0%

Billy Idol - Cyberpunk

Did you know that 80s hard rock icon Billy Idol was an internet pioneer? I promise I am not making this up.

He was initially intrigued by the concepts in the book Snow Crash by Neal Stephenson in 1992. Around the same time he started working with Trevor Rabin, the guitar player for Yes in the 1980s. Rabin introduced Idol to using a Macintosh computer to record music at home instead of using an expensive studio. These two things combined proved to a perfect storm.

Soon after he was introduced to Gareth Branwyn who helped Idol set up an account on early internet community The Well. He became very active in that community…posting his own messages, sharing his email address and interacting with fans. Through The Well he became very inspired by the Cyberpunk culture and internet technology and decided to write a bonkers concept album also called Cyberpunk.

He completely abandoned his trademark hard rock sound and wrote and recorded New Wave / Electronic music. He also crafted an elaborate backstory and recorded little skits that tied most of the songs together.

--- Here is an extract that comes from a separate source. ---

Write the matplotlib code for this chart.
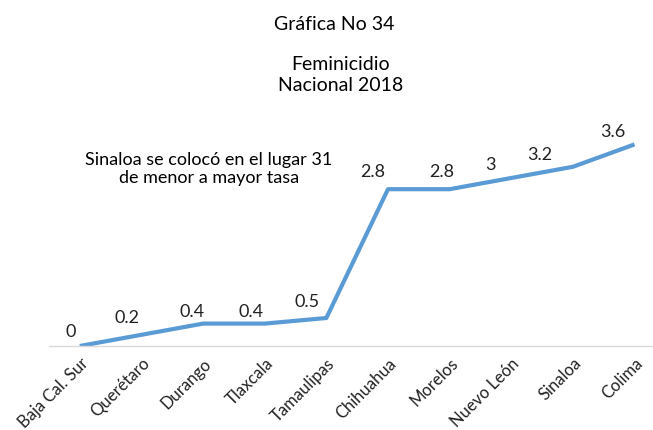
import matplotlib.pyplot as plt

plt.rcParams['font.family'] = ['Lato', 'DejaVu Sans']

estados = ["Baja Cal. Sur", "Querétaro", "Durango", "Tlaxcala", "Tamaulipas",
           "Chihuahua", "Morelos", "Nuevo León", "Sinaloa", "Colima"]
tasas = [0, 0.2, 0.4, 0.4, 0.5, 2.8, 2.8, 3, 3.2, 3.6]
etiquetas = ["0", "0.2", "0.4", "0.4", "0.5", "2.8", "2.8", "3", "3.2", "3.6"]

# desplazamiento de cada etiqueta de dato (pixeles), como en la grafica original
dx = [-9, -14, -11, -14, -19, -15, -8, -21, -33, -22]
dy = [15, 18, 13, 13, 17, 18, 18, 14, 13, 13]

fig = plt.figure(figsize=(6.53, 4.31), dpi=100)
ax = fig.add_axes([49/653, 84/431, (653-49)/653, 224/431])

x = list(range(len(estados)))
ax.plot(x, tasas, color="#5B9BD5", linewidth=3, solid_capstyle="butt")

for xi, yi, t, ox, oy in zip(x, tasas, etiquetas, dx, dy):
    ax.annotate(t, (xi, yi), xytext=(ox, oy), textcoords="offset pixels",
                ha="center", va="center", fontsize=13, color="#222222")

ax.set_xlim(-0.5, 9.3)
ax.set_ylim(0, 4)
ax.set_xticks(x)
ax.set_xticklabels(estados, rotation=45, ha="right", rotation_mode="anchor",
                   fontsize=12, color="#222222")
ax.tick_params(axis="x", length=0, pad=6)
ax.set_yticks([])
for s in ["top", "right", "left"]:
    ax.spines[s].set_visible(False)
ax.spines["bottom"].set_color("#D9D9D9")
ax.spines["bottom"].set_linewidth(1)

fig.text(334/653, 1 - 24/431, "Gráfica No 34", ha="center", va="center", fontsize=14)
fig.text(341/653, 1 - 75/431, "Feminicidio\nNacional 2018", ha="center", va="center",
         fontsize=14, linespacing=1.3)
fig.text(209/653, 1 - 169/431, "Sinaloa se colocó en el lugar 31\nde menor a mayor tasa",
         ha="center", va="center", fontsize=13, linespacing=1.2)

fig.savefig("out.png", dpi=100)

The music incorporated a lot of synthesizers, drum machines as well…however future Living Colour bassist Doug Wimbish also took place in the recordings of the album.

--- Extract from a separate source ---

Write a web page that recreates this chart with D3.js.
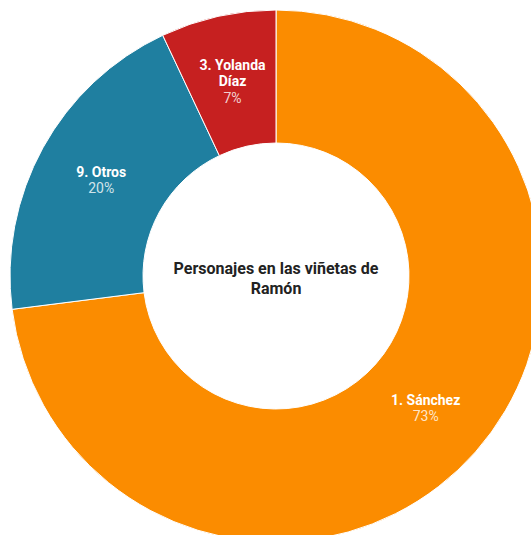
<!DOCTYPE html>
<html>
<head>
<meta charset="utf-8">
<script src="https://cdn.jsdelivr.net/npm/d3@7"></script>
<style>
  html, body { margin: 0; padding: 0; background: #fff; overflow: hidden; }
  svg { display: block; font-family: Roboto, "Noto Sans", sans-serif; }
</style>
</head>
<body>
<svg id="chart" width="531" height="535"></svg>
<script>
// Personajes y su peso en las viñetas
const names = ["1. Sánchez", "9. Otros", "3. Yolanda Díaz"];
const values = [73, 20, 7];
const colors = ["#FB8C00", "#1F7FA0", "#C62020"];
const title = ["Personajes en las viñetas de", "Ramón"];

const svg = d3.select("#chart");
const cx = 276, cy = 276;
const outerR = 266, innerR = 133;

const data = names.map((n, i) => ({ name: n, value: values[i], color: colors[i] }));

const pie = d3.pie().value(d => d.value).sort(null);
const arc = d3.arc().innerRadius(innerR).outerRadius(outerR);

const g = svg.append("g").attr("transform", `translate(${cx},${cy})`);

const arcs = pie(data);

g.selectAll("path.slice")
  .data(arcs)
  .join("path")
  .attr("class", "slice")
  .attr("d", arc)
  .attr("fill", d => d.data.color)
  .attr("stroke", "#fff")
  .attr("stroke-width", 1);

// Etiquetas: nombre (envuelto) y porcentaje
const wrapNames = { "3. Yolanda Díaz": ["3. Yolanda", "Díaz"] };
const lineH = 16.5;

g.selectAll("text.lab")
  .data(arcs)
  .join("text")
  .attr("class", "lab")
  .attr("text-anchor", "middle")
  .attr("font-size", 14)
  .attr("fill", "#fff")
  .each(function (d) {
    const [x, y] = arc.centroid(d);
    const lines = wrapNames[d.data.name] || [d.data.name];
    const total = lines.length + 1;
    const y0 = y - (total - 1) * lineH / 2;
    const t = d3.select(this);
    lines.forEach((l, i) => {
      t.append("tspan")
        .attr("x", x)
        .attr("y", y0 + i * lineH)
        .attr("dy", "0.35em")
        .attr("font-weight", "bold")
        .text(l);
    });
    t.append("tspan")
      .attr("x", x)
      .attr("y", y0 + lines.length * lineH)
      .attr("dy", "0.35em")
      .attr("fill-opacity", 0.8)
      .text(d3.format(".0f")(d.data.value) + "%");
  });

// Título central
const tt = g.append("text")
  .attr("text-anchor", "middle")
  .attr("font-size", 16)
  .attr("font-weight", "bold")
  .attr("fill", "#222");
title.forEach((l, i) => {
  tt.append("tspan")
    .attr("x", 0)
    .attr("y", -8 + i * 20)
    .attr("dy", "0.35em")
    .text(l);
});
</script>
</body>
</html>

The album even included a wild cover of Heroin originally by The Velvet Underground. It was released as the first single and they made no less than 5(!!!) music videos for it.

Mark Frauenfelder, who later went on to start the early blog Boing Boing was hired to create the computerized album artwork using Photoshop. Billy also created a multimedia presentation explaining the album’s backstory and early pressings of the album included this on a floppy disk.

All of this stuff was basically first-of-its-kind stuff for rock music albums, especially for a very high-profile major label artist.

Basically Billy Idol went all-in on these cutting edge technologies and concepts!

I happen to like the album a lot…but his long-time fans and rock critics were not as kind to it. The album flopped and Billy went back to his trademark sound soon after. Cyberpunk remains a lone, strange anomaly in his overall catalog.

While it sounds somewhat dated by today’s production standards, I think it is still fascinating and listenable in these modern times.